The formation unconformably overlies the Moreno Hill Formation. It is relatively resistant to erosion and so forms cliffs and shelves and caps mesas in the area. Drainages eroded through the formation are filled by younger beds of the Quemado Formation.

The formation is interpreted as fluvial deposits. The volcanic rock fragments making up the formation are thought to come from the Oligocene Mogollon-Datil volcanic field and the formation itself is thought to be Miocene in age. from before 14.5 to 7 million years old.

==History of investigation==
The beds making up the unit were originally included in the Bidahochi Formation by Charles Repenning and James Irwin in 1954, along with all other Tertiary beds of the Zuni Plateau.

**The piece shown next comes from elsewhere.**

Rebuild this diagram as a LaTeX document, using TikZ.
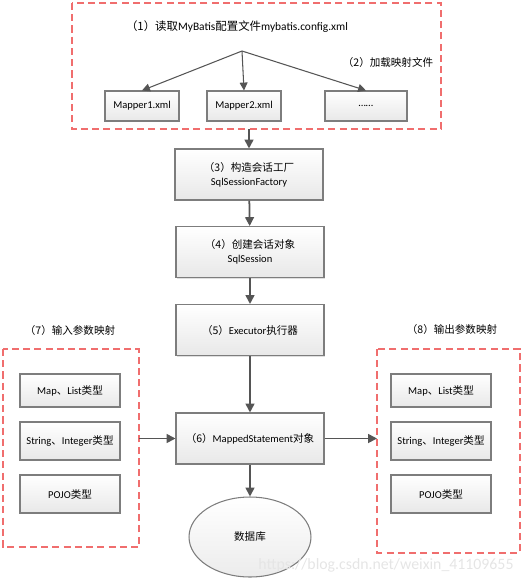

In !956, R.J. Marr informally named the gravel beds of the lower member as the Fence Lake Gravel, and in 1958, Repenning, Lance, and Irwin excluded the high-level gravels near Fence Lake, New Mexico from the Bidahochi. In 1982, Marguerite McLellan and coinvestigators recognized that these beds were older than the beds inset in nearby drainages (identified at the time as Bidahochi Formation and later redefined as Quemado Formation) and defined them as the Fence Lake Formation.